Cron is the time-based job scheduler in Unix-like operating systems. It enables you to automate repetitive tasks like backups, log rotation, system updates, and data processing. Mastering cron is an essential skill for every Linux administrator.
Understanding Cron Syntax
A cron expression consists of five fields followed by the command:
# ┌───────────── minute (0-59)
# │ ┌───────────── hour (0-23)
# │ │ ┌───────────── day of month (1-31)
# │ │ │ ┌───────────── month (1-12)
# │ │ │ │ ┌───────────── day of week (0-7, 0 and 7 = Sunday)
# │ │ │ │ │
# * * * * * command_to_execute
Common Scheduling Patterns
# Every minute
* * * * * /path/to/script.sh
# Every 5 minutes
*/5 * * * * /path/to/script.sh
# Every hour at minute 0
0 * * * * /path/to/script.sh
# Daily at 3:00 AM
0 3 * * * /path/to/backup.sh
# Every Monday at 8:00 AM
0 8 * * 1 /path/to/weekly-report.sh
# First day of every month at midnight
0 0 1 * * /path/to/monthly-cleanup.sh
# Every weekday at 6:00 PM
0 18 * * 1-5 /path/to/workday-task.sh
# Every 15 minutes during business hours
*/15 8-17 * * 1-5 /path/to/check-services.sh
Managing Crontab
# Edit current user crontab
crontab -e
# List current crontab entries
crontab -l
# Edit crontab for specific user (as root)
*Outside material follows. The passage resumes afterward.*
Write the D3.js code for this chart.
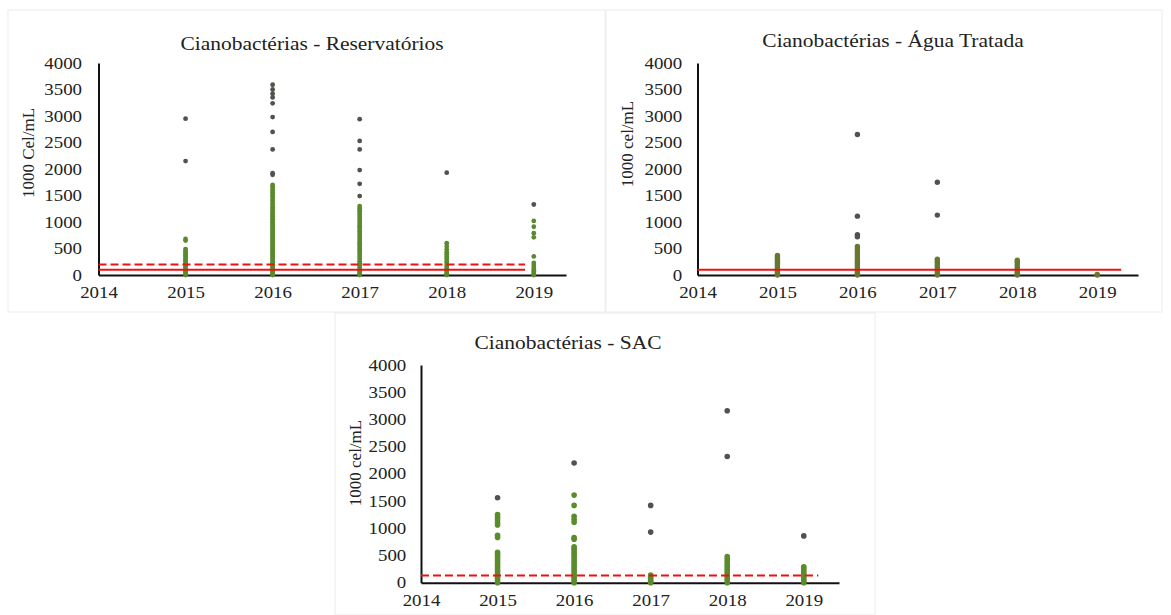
<!DOCTYPE html>
<html>
<head>
<meta charset="utf-8">
<script src="https://cdn.jsdelivr.net/npm/d3@7"></script>
<style>
  html, body { margin: 0; padding: 0; background: #fff; }
  svg { display: block; }
</style>
</head>
<body>
<svg id="chart" width="1171" height="615"></svg>
<script>
// Sampling years shown on the x axis
const xTicks = [2014, 2015, 2016, 2017, 2018, 2019];
const yTicks = [0, 500, 1000, 1500, 2000, 2500, 3000, 3500, 4000];
const years = [2015, 2016, 2017, 2018, 2019];

// Reservatórios (1000 cel/mL) – one list per year, dense low counts and isolated high counts
const resBaixo = [
  [680, 650, 490, 460, 430, 400, 370, 340, 310, 280, 250, 220, 190, 160, 130, 100, 80, 60, 40, 20, 10, 0],
  [1700, 1670, 1640, 1600, 1560, 1520, 1480, 1440, 1400, 1360, 1320, 1280, 1240, 1200, 1170, 1140, 1110, 1080, 1050, 1020, 990, 960, 930, 900, 870, 840, 810, 780, 750, 720, 690, 660, 630, 600, 570, 540, 510, 480, 450, 420, 390, 360, 330, 300, 270, 240, 210, 180, 150, 120, 90, 60, 40, 20, 0],
  [1300, 1260, 1220, 1180, 1140, 1100, 1060, 1020, 980, 940, 900, 860, 820, 780, 740, 700, 660, 620, 580, 540, 500, 460, 420, 380, 340, 300, 260, 220, 180, 140, 100, 70, 40, 20, 0],
  [600, 540, 480, 430, 390, 350, 310, 270, 230, 190, 150, 120, 90, 60, 30, 10, 0],
  [1020, 910, 790, 710, 350, 230, 190, 150, 110, 70, 40, 10, 0]
];
const resAlto = [
  [2950, 2150],
  [3590, 3500, 3420, 3350, 3240, 2980, 2700, 2370, 1920, 1890],
  [2940, 2530, 2370, 1980, 1720, 1490],
  [1930],
  [1330]
];

// Água Tratada (1000 cel/mL)
const aguaBaixo = [
  [370, 340, 310, 280, 250, 220, 190, 160, 130, 100, 70, 40, 20, 0],
  [540, 500, 460, 420, 380, 340, 300, 260, 220, 180, 140, 100, 60, 30, 0],
  [300, 270, 240, 200, 160, 120, 80, 40, 0],
  [280, 250, 210, 170, 130, 90, 50, 20, 0],
  [10, 0]
];
const aguaAlto = [
  [],
  [2650, 1110, 760, 720],
  [1750, 1130],
  [],
  []
];

// SAC (1000 cel/mL)
const sacBaixo = [
  [1250, 1200, 1150, 1100, 1060, 870, 830, 560, 520, 480, 440, 400, 360, 320, 280, 240, 200, 160, 120, 80, 40, 0],
  [1610, 1420, 1220, 1160, 1110, 830, 800, 660, 630, 600, 560, 520, 480, 440, 400, 360, 320, 280, 240, 200, 160, 120, 80, 40, 0],
  [140, 110, 80, 50, 20, 0],
  [480, 440, 400, 360, 320, 280, 240, 200, 160, 120, 80, 40, 0],
  [290, 260, 220, 180, 140, 100, 60, 30, 0]
];
const sacAlto = [
  [1560],
  [2200],
  [1420, 930],
  [3160, 2320],
  [860]
];

// Reference limits (1000 cel/mL)
const resLimites = [{ value: 100, dashed: false }, { value: 200, dashed: true }];
const aguaLimites = [{ value: 100, dashed: false }];
const sacLimites = [{ value: 130, dashed: true }];

const FONT = "'Liberation Serif', 'DejaVu Serif', serif";
const WIDE = "scale(1.18,1)";   // the typeset labels run slightly wide
const svg = d3.select("#chart");

// Faint frames around each panel
[[8, 10, 597, 302], [606, 10, 556, 302], [335, 313, 540, 302]].forEach(([x, y, w, h]) => {
  svg.append("rect").attr("x", x).attr("y", y).attr("width", w).attr("height", h)
    .attr("fill", "none").attr("stroke", "#ececec").attr("stroke-width", 1);
});

function panel(cfg) {
  const g = svg.append("g");
  const x = d3.scaleLinear().domain([2014, cfg.xMax]).range([cfg.left, cfg.right]);
  const y = d3.scaleLinear().domain([0, 4000]).range([cfg.bottom, cfg.top]);

  // title
  g.append("g").attr("transform", `translate(${cfg.titleX},${cfg.titleY})`)
    .append("text").attr("transform", "scale(1.1,1)")
    .attr("text-anchor", "middle").attr("dy", "0.35em")
    .attr("font-family", FONT).attr("font-size", 19.5).attr("fill", "#222")
    .text(cfg.title);

  // y axis label
  g.append("text")
    .attr("transform", `translate(${cfg.labelX},${cfg.labelY}) rotate(-90)`)
    .attr("text-anchor", "middle").attr("dy", "0.35em")
    .attr("font-family", FONT).attr("font-size", 17).attr("fill", "#222")
    .text(cfg.yLabel);

  // y axis
  const ya = g.append("g").attr("transform", `translate(${cfg.left},0)`)
    .call(d3.axisLeft(y).tickValues(yTicks).tickSize(0).tickPadding(cfg.yPad).tickFormat(d3.format("d")));
  ya.attr("font-family", FONT).attr("font-size", 16);
  ya.select(".domain").attr("stroke", "#111").attr("stroke-width", 2);
  ya.selectAll("text").attr("fill", "#222").attr("transform", WIDE);

  // x axis
  const xa = g.append("g").attr("transform", `translate(0,${cfg.bottom})`)
    .call(d3.axisBottom(x).tickValues(xTicks).tickSize(0).tickPadding(cfg.xPad).tickFormat(d3.format("d")));
  xa.attr("font-family", FONT).attr("font-size", 16);
  xa.select(".domain").attr("stroke", "#111").attr("stroke-width", 2);
  xa.selectAll("text").attr("fill", "#222").attr("transform", WIDE);

  // points
  const pts = [];
  years.forEach((yr, i) => {
    cfg.baixo[i].forEach(v => pts.push({ yr, v }));
  });
  const high = [];
  years.forEach((yr, i) => {
    cfg.alto[i].forEach(v => high.push({ yr, v }));
  });
  g.append("g").selectAll("circle").data(pts).join("circle")
    .attr("cx", d => x(d.yr)).attr("cy", d => y(d.v)).attr("r", cfg.r)
    .attr("fill", cfg.green);
  g.append("g").selectAll("circle").data(high).join("circle")
    .attr("cx", d => x(d.yr)).attr("cy", d => y(d.v)).attr("r", cfg.r)
    .attr("fill", "#4e534b");

  // reference limits
  g.append("g").selectAll("line").data(cfg.limites).join("line")
    .attr("x1", x(2014)).attr("x2", x(cfg.lineEnd))
    .attr("y1", d => y(d.value)).attr("y2", d => y(d.value))
    .attr("stroke", "#ee1111").attr("stroke-width", 2)
    .attr("stroke-dasharray", d => d.dashed ? "8,4" : null);
}

panel({
  title: "Cianobactérias - Reservatórios", titleX: 312, titleY: 43,
  yLabel: "1000 Cel/mL", labelX: 28, labelY: 153,
  left: 98.5, right: 566, xMax: 2019.37, top: 63, bottom: 275,
  yPad: 14, xPad: 12, r: 2.4, green: "#5b8a2e",
  baixo: resBaixo, alto: resAlto, limites: resLimites, lineEnd: 2018.9
});

panel({
  title: "Cianobactérias - Água Tratada", titleX: 893, titleY: 40,
  yLabel: "1000 cel/mL", labelX: 627, labelY: 144,
  left: 697.5, right: 1138, xMax: 2019.51, top: 63, bottom: 275,
  yPad: 13, xPad: 12, r: 2.7, green: "#66792f",
  baixo: aguaBaixo, alto: aguaAlto, limites: aguaLimites, lineEnd: 2019.3
});

panel({
  title: "Cianobactérias - SAC", titleX: 568, titleY: 342,
  yLabel: "1000 cel/mL", labelX: 355, labelY: 463,
  left: 421, right: 839, xMax: 2019.46, top: 365, bottom: 582.7,
  yPad: 12.5, xPad: 12, r: 2.8, green: "#5a8c2c",
  baixo: sacBaixo, alto: sacAlto, limites: sacLimites, lineEnd: 2019.19
});
</script>
</body>
</html>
sudo crontab -u www-data -e
# Remove all crontab entries
crontab -r
# List system-wide cron jobs
ls -la /etc/cron.d/
ls -la /etc/cron.daily/
ls -la /etc/cron.weekly/
ls -la /etc/cron.monthly/
Error Handling and Logging
# Redirect output to log file
0 3 * * * /path/to/backup.sh >> /var/log/backup.log 2>&1
# Suppress all output
0 3 * * * /path/to/script.sh > /dev/null 2>&1
# Send errors to email and log successes
MAILTO=admin@example.com
0 3 * * * /path/to/backup.sh >> /var/log/backup.log 2>&1 || echo "Backup failed" | mail -s "Backup Alert" admin@example.com
Best Practices for Production Cron Jobs
#!/bin/bash
# /scripts/safe-cron-task.sh
LOCKFILE="/tmp/my-task.lock"
LOGFILE="/var/log/my-task.log"
log() {
echo "$(date '+%Y-%m-%d %H:%M:%S') - $1" >> "$LOGFILE"
}
# Prevent overlapping execution
if [ -f "$LOCKFILE" ]; then
log "ERROR: Previous instance still running. Exiting."
exit 1
fi
trap "rm -f $LOCKFILE" EXIT
touch "$LOCKFILE"
log "Starting task..."
# Your actual task here
if /usr/local/bin/process-data; then
log "Task completed successfully"
else
log "ERROR: Task failed with exit code $?"
# Send alert
curl -s -X POST "https://hooks.slack.com/services/..." \
-H "Content-Type: application/json" \
-d '{"text":"Cron job failed on '$(hostname)'"}'
fi
Systemd Timers as an Alternative
# /etc/systemd/system/backup.service
[Unit]
Description=Daily Backup
[Service]
Type=oneshot
ExecStart=/path/to/backup.sh
# /etc/systemd/system/backup.timer
[Unit]
Description=Run backup daily
[Timer]
OnCalendar=*-*-* 03:00:00
Persistent=true
[Install]
WantedBy=timers.target
# Enable and start
sudo systemctl enable --now backup.timer
sudo systemctl list-timers
Debugging Cron Issues
- Check cron service status:
systemctl status cron - View cron logs:
grep CRON /var/log/syslog - Environment differences: Cron runs with minimal PATH — always use full paths
- Permissions: Ensure scripts are executable:
chmod +x script.sh - Test manually first: Run the exact command from the cron entry in your terminal
Well-configured cron jobs are the backbone of automated system administration. Follow these practices to build reliable, maintainable automated tasks that run smoothly without constant supervision.